Marking the first anniversary of the Imperial Sugar explosion that killed 14 workers in February, 2008, CSB Chairman John Bresland released a new video safety message yesterday asking federal regulators and businesses to increase efforts to prevent combustible dust fires and explosions.
The safety message can be viewed on the CSB's safety message channel,www.youtube.com/safetymessagesand the text can be also read onsafetymessages.blogspot.com, an agency blog site.
In the safety message, Chairman Bresland noted that of eight catastrophic industrial dust explosions since 1995, all but one occurred during cold weather months. Four dust explosions occurred during the month of February alone.
“Yesterday's reports of a coal dust explosion near Milwaukee that caused injuries and damage underscore the danger from these accidents,” Chairman Bresland said. Several contract workers suffered burn injuries from an explosion Tuesday morning involving a coal dust collection system at a power plant in Oak Creek, Wisconsin.
“I call on all of industry to take this hazard seriously - during the winter months and throughout the year,” Bresland said in the video. “And I urge the incoming leadership at OSHA to act upon the CSB's recommendations from 2006 to develop a comprehensive regulatory standard for combustible dust.”
The CSB completed a major study of combustible dust hazards in November 2006, identifying 281 fires and explosions that killed 119 workers and injured 718 others. The CSB urged OSHA to develop a comprehensive regulatory standard designed to prevent dust explosions. OSHA has not issued a standard but has developed a program to increase enforcement of existing regulatory provisions.
On February 7, 2008, a catastrophic dust explosion destroyed the massive packaging plant at the Imperial Sugar refinery in Port Wentworth, Georgia, fatally burning 14 workers and injuring 38 others. In Senate testimony in July 2008, Chairman Bresland noted that the Imperial explosion and other major dust explosions would likely have been prevented if the companies had followed existing National Fire Protection Association (NFPA) recommendations for controlling dust hazards. Those measures - including appropriate equipment and building design, worker training, and rigorous dust-cleaning programs - should form the basis of a new regulatory standard for industrial workplaces, Mr. Bresland said.

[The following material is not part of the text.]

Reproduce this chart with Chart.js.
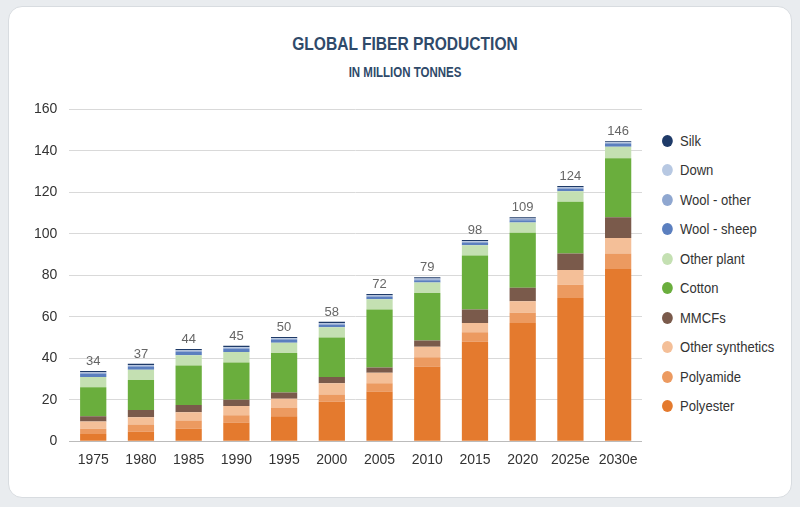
<!DOCTYPE html>
<html>
<head>
<meta charset="utf-8">
<script src="https://cdn.jsdelivr.net/npm/chart.js@4"></script>
<style>
  body { margin: 0; background: #e9ecef; font-family: "Liberation Sans", sans-serif; }
  #card { position: absolute; left: 8px; top: 6px; width: 782px; height: 490px; background: #fff; border-radius: 14px; border: 1px solid #d8dce0; }
  #title { position: absolute; left: 205px; width: 400px; top: 33px; text-align: center; color: #2f4a6a; font-weight: bold; font-size: 19px; transform: scaleX(0.82); }
  #sub { position: absolute; left: 205px; width: 400px; top: 64px; text-align: center; color: #2f4a6a; font-weight: bold; font-size: 14px; transform: scaleX(0.82); }
  #wrap { position: absolute; left: 22px; top: 89px; width: 620px; height: 383px; }
  #legend { position: absolute; left: 662px; top: 126px; font-size: 14.5px; color: #333; }
  .item { height: 29.5px; display: flex; align-items: center; transform-origin: left center; }
  .dot { width: 12px; height: 12px; border-radius: 50%; margin-right: 8px; }
</style>
</head>
<body>
<div id="card"></div>
<div id="title">GLOBAL FIBER PRODUCTION</div>
<div id="sub">IN MILLION TONNES</div>
<div id="wrap"><canvas id="c"></canvas></div>
<div id="legend"></div>
<script>
const years = ["1975", "1980", "1985", "1990", "1995", "2000", "2005", "2010", "2015", "2020", "2025e", "2030e"]
const totals = [34, 37, 44, 45, 50, 58, 72, 79, 98, 109, 124, 146]

const polyester = [3.5, 4.5, 6, 9, 12, 19, 24, 36, 48, 57, 69, 83]
const polyamide = [2.5, 3.5, 4, 3.5, 4, 3.5, 4, 4.5, 4.5, 5, 6.5, 7.5]
const otherSynthetics = [3.5, 3.5, 4, 4.5, 4.5, 5.5, 5, 5, 4.5, 5.5, 7, 7.5]
const mmcfs = [2.5, 3.5, 3.5, 3, 3, 3, 2.5, 3, 6.5, 6.5, 8, 10]
const cotton = [14, 14.5, 19, 18, 19, 19, 28, 23, 26, 26.5, 25, 28.5]
const otherPlant = [5, 5, 5, 5, 5, 5, 5, 5, 5, 5, 5, 5.5]
const woolSheep = [1.5, 1.5, 1.6, 1.6, 1.3, 1.2, 1.1, 1.1, 1.1, 1.1, 1.2, 1.3]
const woolOther = [0.5, 0.5, 0.5, 0.5, 0.5, 0.5, 0.5, 0.5, 0.5, 0.5, 0.5, 0.5]
const down = [0.3, 0.3, 0.3, 0.3, 0.3, 0.3, 0.3, 0.3, 0.3, 0.3, 0.3, 0.3]
const silk = [0.6, 0.6, 0.6, 0.6, 0.6, 0.6, 0.6, 0.6, 0.6, 0.6, 0.6, 0.6]

const series = [
    { label: "Polyester", data: polyester, color: "#e47a2e" },
    { label: "Polyamide", data: polyamide, color: "#ec9a60" },
    { label: "Other synthetics", data: otherSynthetics, color: "#f4bf98" },
    { label: "MMCFs", data: mmcfs, color: "#7a5a4b" },
    { label: "Cotton", data: cotton, color: "#6aae3d" },
    { label: "Other plant", data: otherPlant, color: "#c4e0b2" },
    { label: "Wool - sheep", data: woolSheep, color: "#5b7fbf" },
    { label: "Wool - other", data: woolOther, color: "#8fa7d0" },
    { label: "Down", data: down, color: "#b7c8e2" },
    { label: "Silk", data: silk, color: "#1e3a68" }
]

const legend = document.querySelector("#legend")
series.slice().reverse().forEach(s => {
    legend.innerHTML += `<div class="item" style="transform:scaleX(0.9)"><span class="dot" style="background:${s.color}"></span>${s.label}</div>`
})

const totalLabels = {
    id: "totalLabels",
    afterDatasetsDraw(chart) {
        const ctx = chart.ctx
        const meta = chart.getDatasetMeta(series.length - 1)
        ctx.save()
        ctx.fillStyle = "#666"
        ctx.font = "13px 'Liberation Sans', sans-serif"
        ctx.textAlign = "center"
        ctx.textBaseline = "bottom"
        meta.data.forEach((bar, i) => ctx.fillText(totals[i], bar.x, bar.y - 3))
        ctx.restore()
    }
}

new Chart(document.querySelector("#c"), {
    type: "bar",
    data: {
        labels: years,
        datasets: series.map(s => ({
            label: s.label,
            data: s.data,
            backgroundColor: s.color,
            categoryPercentage: 0.55,
            barPercentage: 1
        }))
    },
    options: {
        responsive: true,
        maintainAspectRatio: false,
        animation: false,
        plugins: { legend: { display: false }, tooltip: { enabled: false } },
        scales: {
            x: {
                stacked: true,
                grid: { display: false },
                border: { color: "#bbb" },
                ticks: { color: "#333", font: { size: 14 } }
            },
            y: {
                stacked: true,
                min: 0, max: 160,
                ticks: { stepSize: 20, color: "#333", padding: 12, font: { size: 14 } },
                grid: { color: "#d9d9d9", drawTicks: false },
                border: { display: false }
            }
        }
    },
    plugins: [totalLabels]
})
</script>
</body>
</html>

“Despite the efforts of NFPA, OSHA, the Chemical Safety Board, and many others, serious dust explosions and fires continue to occur,” Bresland said in the new video. “As CSB chairman, my commitment is do everything possible to make these tragedies a thing of the past. Stronger, clearer regulations and more robust safety programs in industry will prevent most dust explosions - and save lives.”